● **RECORDS**
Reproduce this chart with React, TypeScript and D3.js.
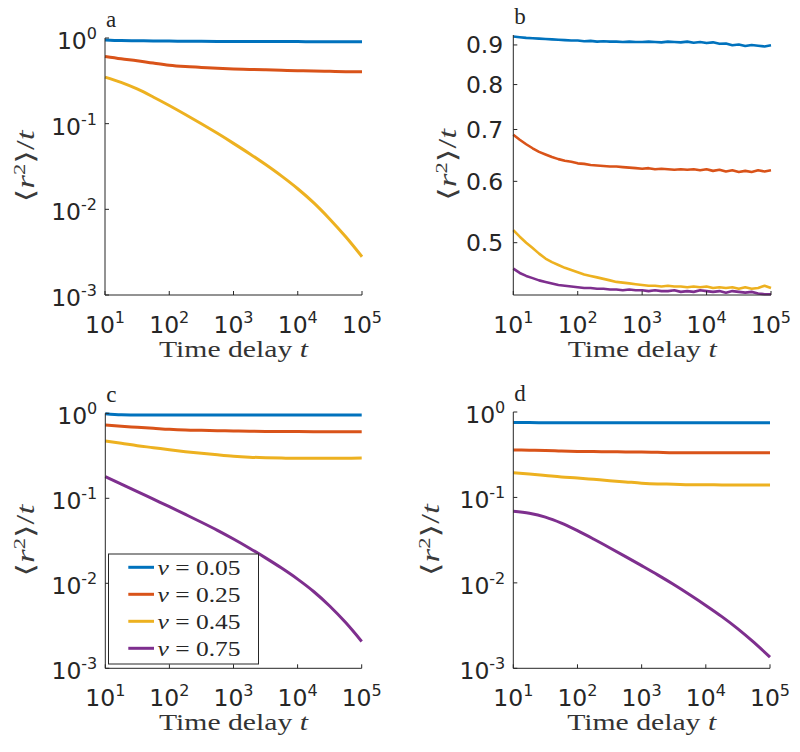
import React from 'react';
import * as d3 from 'd3';

// time delays (quarter-decade grid) for panels a, c, d
const tQuarter = [10, 17.78, 31.62, 56.23, 100, 177.8, 316.2, 562.3, 1000, 1778, 3162, 5623, 10000, 17783, 31623, 56234, 100000];
// time delays (tenth-decade grid) for panel b
const tTenth = [10, 12.59, 15.85, 19.95, 25.12, 31.62, 39.81, 50.12, 63.10, 79.43, 100, 125.9, 158.5, 199.5, 251.2, 316.2, 398.1, 501.2, 631.0, 794.3, 1000, 1259, 1585, 1995, 2512, 3162, 3981, 5012, 6310, 7943, 10000, 12589, 15849, 19953, 25119, 31623, 39811, 50119, 63096, 79433, 100000];

// panel a
const a_nu005 = [0.95, 0.935, 0.93, 0.925, 0.92, 0.918, 0.915, 0.913, 0.912, 0.91, 0.91, 0.908, 0.908, 0.906, 0.906, 0.905, 0.905];
const a_nu025 = [0.61, 0.573, 0.543, 0.51, 0.482, 0.465, 0.454, 0.443, 0.435, 0.43, 0.425, 0.42, 0.415, 0.411, 0.408, 0.405, 0.404];
const a_nu045 = [0.35, 0.303, 0.254, 0.205, 0.163, 0.128, 0.0998, 0.0771, 0.0589, 0.0446, 0.0333, 0.0244, 0.0174, 0.0119, 0.00768, 0.00475, 0.0028];

// panel b
const b_nu005 = [0.923, 0.921, 0.919, 0.918, 0.917, 0.916, 0.915, 0.914, 0.913, 0.912, 0.912, 0.910, 0.911, 0.909, 0.910, 0.909, 0.909, 0.908, 0.909, 0.908, 0.908, 0.909, 0.908, 0.907, 0.909, 0.908, 0.907, 0.909, 0.906, 0.908, 0.905, 0.907, 0.903, 0.904, 0.899, 0.901, 0.897, 0.900, 0.898, 0.896, 0.899];
const b_nu025 = [0.689, 0.679, 0.670, 0.662, 0.655, 0.650, 0.645, 0.641, 0.638, 0.636, 0.633, 0.632, 0.630, 0.629, 0.628, 0.627, 0.627, 0.626, 0.625, 0.624, 0.623, 0.624, 0.622, 0.623, 0.622, 0.621, 0.622, 0.621, 0.622, 0.620, 0.622, 0.619, 0.621, 0.618, 0.620, 0.617, 0.619, 0.617, 0.620, 0.618, 0.620];
const b_nu045 = [0.519, 0.509, 0.500, 0.492, 0.484, 0.477, 0.472, 0.468, 0.464, 0.461, 0.458, 0.455, 0.453, 0.451, 0.449, 0.447, 0.445, 0.444, 0.443, 0.442, 0.441, 0.440, 0.440, 0.439, 0.440, 0.439, 0.439, 0.438, 0.439, 0.438, 0.439, 0.437, 0.438, 0.437, 0.438, 0.436, 0.438, 0.436, 0.437, 0.440, 0.437];
const b_nu075 = [0.463, 0.457, 0.453, 0.450, 0.447, 0.445, 0.443, 0.441, 0.440, 0.439, 0.438, 0.437, 0.437, 0.436, 0.436, 0.435, 0.435, 0.434, 0.435, 0.434, 0.434, 0.433, 0.434, 0.433, 0.433, 0.434, 0.432, 0.433, 0.432, 0.434, 0.433, 0.432, 0.433, 0.431, 0.433, 0.432, 0.431, 0.432, 0.430, 0.429, 0.429];

// panel c
const c_nu005 = [0.99, 0.963, 0.957, 0.955, 0.955, 0.955, 0.954, 0.954, 0.954, 0.954, 0.953, 0.953, 0.953, 0.953, 0.953, 0.953, 0.953];
const c_nu025 = [0.728, 0.703, 0.684, 0.666, 0.648, 0.636, 0.63, 0.625, 0.619, 0.615, 0.612, 0.61, 0.609, 0.608, 0.607, 0.606, 0.606];
const c_nu045 = [0.472, 0.444, 0.416, 0.394, 0.372, 0.354, 0.339, 0.325, 0.313, 0.305, 0.3, 0.297, 0.296, 0.296, 0.295, 0.296, 0.298];
const c_nu075 = [0.18, 0.147, 0.12, 0.0977, 0.0796, 0.0646, 0.0523, 0.042, 0.0332, 0.0259, 0.0199, 0.0151, 0.0112, 0.00801, 0.00541, 0.00345, 0.00207];

// panel d
const d_nu005 = [0.755, 0.752, 0.75, 0.75, 0.75, 0.75, 0.75, 0.75, 0.75, 0.75, 0.75, 0.75, 0.75, 0.75, 0.75, 0.75, 0.75];
const d_nu025 = [0.359, 0.357, 0.355, 0.35, 0.346, 0.344, 0.343, 0.341, 0.34, 0.337, 0.334, 0.334, 0.334, 0.333, 0.333, 0.333, 0.333];
const d_nu045 = [0.194, 0.188, 0.181, 0.174, 0.169, 0.163, 0.157, 0.152, 0.147, 0.144, 0.143, 0.141, 0.141, 0.14, 0.14, 0.14, 0.14];
const d_nu075 = [0.069, 0.0652, 0.0588, 0.05, 0.0408, 0.0326, 0.0258, 0.0203, 0.0159, 0.0124, 0.00956, 0.00726, 0.00545, 0.00403, 0.0029, 0.00201, 0.00135];

const seriesColors = ['#0072BD', '#D95319', '#EDB120', '#7E2F8E'];
const nuLabels = ['0.05', '0.25', '0.45', '0.75'];
const xTickExponents = [1, 2, 3, 4, 5];
const logYTickExponents = [0, -1, -2, -3];
const plainYTicks = [0.5, 0.6, 0.7, 0.8, 0.9];
const panelLetters = ['a', 'b', 'c', 'd'];

const TXT = '#262626';
const SANS = '"DejaVu Sans", sans-serif';
const SERIF = '"Liberation Serif", "DejaVu Serif", serif';

type PanelProps = {
  left: number; right: number; top: number; bottom: number;
  yDomain: [number, number];
  logTicks: boolean;
  t: number[];
  series: number[][];
  letter: string;
  legend?: boolean;
  smooth: boolean;
  ylabelOffset: number;
};

function Pow({ x, y, exp, anchor }: { x: number; y: number; exp: number; anchor: string }) {
  return (
    <text x={x} y={y} textAnchor={anchor} fontFamily={SANS} fontSize={23.5} fill={TXT}>
      10<tspan dy={-10} fontSize={16}>{String(exp)}</tspan>
    </text>
  );
}

function Panel(p: PanelProps) {
  const x = d3.scaleLog().domain([10, 100000]).range([p.left, p.right]);
  const y = d3.scaleLog().domain(p.yDomain).range([p.bottom, p.top]);
  const line = d3.line<number>()
    .x((_, i) => x(p.t[i]))
    .y((v) => y(v))
    .curve(p.smooth ? d3.curveMonotoneX : d3.curveLinear);
  const cx = (p.left + p.right) / 2;
  const cy = (p.top + p.bottom) / 2;
  const tick = 4;
  return (
    <g>
      {p.series.map((s, i) => (
        <path key={i} d={line(s) || ''} fill="none"
          stroke={seriesColors[i]} strokeWidth={p.smooth ? 3 : 2.6} strokeLinejoin="round" />
      ))}
      <line x1={p.left} x2={p.left} y1={p.top} y2={p.bottom} stroke={TXT} strokeWidth={1} />
      <line x1={p.left} x2={p.right} y1={p.bottom} y2={p.bottom} stroke={TXT} strokeWidth={1} />
      {xTickExponents.map((e) => {
        const xx = x(Math.pow(10, e));
        return (
          <g key={'x' + e}>
            <line x1={xx} x2={xx} y1={p.bottom} y2={p.bottom - tick} stroke={TXT} strokeWidth={1} />
            <Pow x={xx} y={p.bottom + 38} exp={e} anchor="middle" />
          </g>
        );
      })}
      {p.logTicks
        ? logYTickExponents.map((e) => {
            const yy = y(Math.pow(10, e));
            return (
              <g key={'y' + e}>
                <line x1={p.left} x2={p.left + tick} y1={yy} y2={yy} stroke={TXT} strokeWidth={1} />
                <Pow x={p.left - 8} y={yy + 11} exp={e} anchor="end" />
              </g>
            );
          })
        : plainYTicks.map((v) => {
            const yy = y(v);
            return (
              <g key={'y' + v}>
                <line x1={p.left} x2={p.left + tick} y1={yy} y2={yy} stroke={TXT} strokeWidth={1} />
                <text x={p.left - 10} y={yy + 8.5} textAnchor="end" fontFamily={SANS} fontSize={23.5} fill={TXT}>
                  {d3.format('.1f')(v)}
                </text>
              </g>
            );
          })}
      <text x={cx} y={p.bottom + 62} textAnchor="middle" fontFamily={SERIF} fontSize={23}
        fill="#333" textLength={149} lengthAdjust="spacingAndGlyphs">
        Time delay <tspan fontStyle="italic">t</tspan>
      </text>
      <text transform={`translate(${p.left - p.ylabelOffset},${cy}) rotate(-90)`} textAnchor="middle"
        dy="0.35em" fontFamily={SERIF} fontSize={25} fill="#3a3a3a" textLength={72} lengthAdjust="spacingAndGlyphs">
        {'\u27E8'}<tspan fontStyle="italic">r</tspan><tspan dy={-9} fontSize={16}>2</tspan><tspan dy={9}>{'\u27E9'}/</tspan><tspan fontStyle="italic">t</tspan>
      </text>
      <text x={p.left + 1} y={p.top - 11} fontFamily={SERIF} fontSize={23} fill={TXT}>{p.letter}</text>
      {p.legend && (
        <g>
          <rect x={108.5} y={554} width={150} height={110} fill="#fff" stroke={TXT} strokeWidth={1} />
          {nuLabels.map((lab, i) => {
            const ry = 567.3 + i * 27;
            return (
              <g key={lab}>
                <line x1={128.3} x2={154} y1={ry} y2={ry} stroke={seriesColors[i]} strokeWidth={3} />
                <text x={157.5} y={ry + 7.5} fontFamily={SERIF} fontSize={22} fill={TXT}
                  textLength={83} lengthAdjust="spacingAndGlyphs">
                  <tspan fontStyle="italic">ν</tspan> = {lab}
                </text>
              </g>
            );
          })}
        </g>
      )}
    </g>
  );
}

export default function App() {
  return (
    <svg width={800} height={752} style={{ position: 'absolute', left: 0, top: 0, background: '#fff' }}>
      <rect x={0} y={0} width={800} height={752} fill="#fff" />
      <Panel left={105} right={362} top={38} bottom={295} yDomain={[0.001, 1]} logTicks={true}
        t={tQuarter} series={[a_nu005, a_nu025, a_nu045]} letter={panelLetters[0]} smooth={true} ylabelOffset={80} />
      <Panel left={513.3} right={771} top={35} bottom={295} yDomain={[0.428, 0.927]} logTicks={false}
        t={tTenth} series={[b_nu005, b_nu025, b_nu045, b_nu075]} letter={panelLetters[1]} smooth={false} ylabelOffset={66} />
      <Panel left={105.3} right={361.7} top={413.3} bottom={668.3} yDomain={[0.001, 1]} logTicks={true}
        t={tQuarter} series={[c_nu005, c_nu025, c_nu045, c_nu075]} letter={panelLetters[2]} smooth={true} legend={true} ylabelOffset={80} />
      <Panel left={513.3} right={770} top={412} bottom={668.3} yDomain={[0.001, 1]} logTicks={true}
        t={tQuarter} series={[d_nu005, d_nu025, d_nu045, d_nu075]} letter={panelLetters[3]} smooth={true} ylabelOffset={83} />
    </svg>
  );
}
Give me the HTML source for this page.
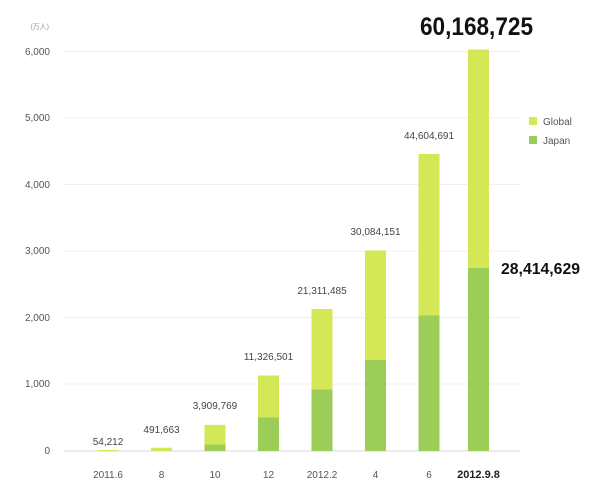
<!DOCTYPE html>
<html><head><meta charset="utf-8"><style>
html,body{margin:0;padding:0;background:#fff;}
svg{display:block;}
text{font-family:"Liberation Sans","Noto Sans CJK JP",sans-serif;}
</style></head><body>
<svg width="600" height="500" xmlns="http://www.w3.org/2000/svg">
<g stroke="#efefef" stroke-width="1">
<line x1="64" y1="51.5" x2="520" y2="51.5"/>
<line x1="64" y1="118" x2="520" y2="118"/>
<line x1="64" y1="184.5" x2="520" y2="184.5"/>
<line x1="64" y1="251" x2="520" y2="251"/>
<line x1="64" y1="317.5" x2="520" y2="317.5"/>
<line x1="64" y1="384" x2="520" y2="384"/>
</g>
<line x1="64" y1="451" x2="520" y2="451" stroke="#d8d8d8" stroke-width="1"/>
<g font-size="10" fill="#555" text-anchor="end">
<text x="49" y="29" font-size="7" fill="#999">(万人)</text>
<text x="50" y="55">6,000</text>
<text x="50" y="121">5,000</text>
<text x="50" y="188">4,000</text>
<text x="50" y="254">3,000</text>
<text x="50" y="321">2,000</text>
<text x="50" y="387">1,000</text>
<text x="50" y="454">0</text>
</g>
<!-- bars: center 108+53.5*i, width 21 -->
<g>
<rect x="97.5" y="450" width="21" height="1" fill="#d4e757"/>
<rect x="151" y="447.7" width="21" height="3.3" fill="#d4e757"/>
<rect x="204.5" y="424.9" width="21" height="26.1" fill="#d4e757"/>
<rect x="204.5" y="444.5" width="21" height="6.5" fill="#9ccd58"/>
<rect x="258" y="375.5" width="21" height="75.5" fill="#d4e757"/>
<rect x="258" y="417.5" width="21" height="33.5" fill="#9ccd58"/>
<rect x="311.5" y="309" width="21" height="142" fill="#d4e757"/>
<rect x="311.5" y="389.5" width="21" height="61.5" fill="#9ccd58"/>
<rect x="365" y="250.5" width="21" height="200.5" fill="#d4e757"/>
<rect x="365" y="360" width="21" height="91" fill="#9ccd58"/>
<rect x="418.5" y="154" width="21" height="297" fill="#d4e757"/>
<rect x="418.5" y="315.5" width="21" height="135.5" fill="#9ccd58"/>
<rect x="468" y="49.5" width="21" height="401.5" fill="#d4e757"/>
<rect x="468" y="268" width="21" height="183" fill="#9ccd58"/>
</g>
<g font-size="10" fill="#444" text-anchor="middle">
<text x="108" y="445">54,212</text>
<text x="161.5" y="433">491,663</text>
<text x="215" y="409">3,909,769</text>
<text x="268.5" y="360">11,326,501</text>
<text x="322" y="294">21,311,485</text>
<text x="375.5" y="235">30,084,151</text>
<text x="429" y="139">44,604,691</text>
</g>
<g font-size="10" fill="#555" text-anchor="middle">
<text x="108" y="478">2011.6</text>
<text x="161.5" y="478">8</text>
<text x="215" y="478">10</text>
<text x="268.5" y="478">12</text>
<text x="322" y="478">2012.2</text>
<text x="375.5" y="478">4</text>
<text x="429" y="478">6</text>
<text x="478.5" y="478" font-weight="bold" fill="#222" font-size="11">2012.9.8</text>
</g>
<text x="420" y="35" font-size="25" font-weight="bold" fill="#111" textLength="113" lengthAdjust="spacingAndGlyphs">60,168,725</text>
<text x="501" y="274" font-size="16" font-weight="bold" fill="#111" textLength="79" lengthAdjust="spacingAndGlyphs">28,414,629</text>
<rect x="529" y="117" width="8" height="8" fill="#d4e757"/>
<text x="543" y="125" font-size="10" fill="#555">Global</text>
<rect x="529" y="136" width="8" height="8" fill="#9ccd58"/>
<text x="543" y="144" font-size="10" fill="#555">Japan</text>
</svg>
</body></html>
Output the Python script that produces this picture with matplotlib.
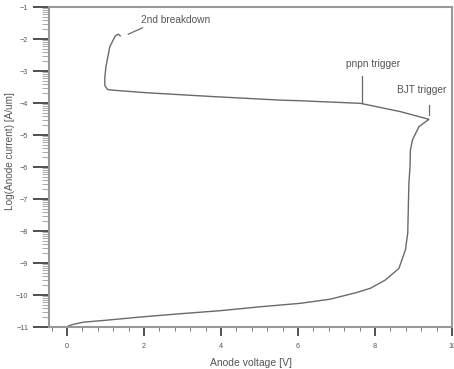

● **YOUR GOAL**
Stop after the line containing "import * as d3 from 'd3';": copy the records exactly from the first line up to there, leaving pictures out.

● **EXPECTED OUTPUT**
Reproduce this chart with React, TypeScript and D3.js.
import React from 'react';
import * as d3 from 'd3';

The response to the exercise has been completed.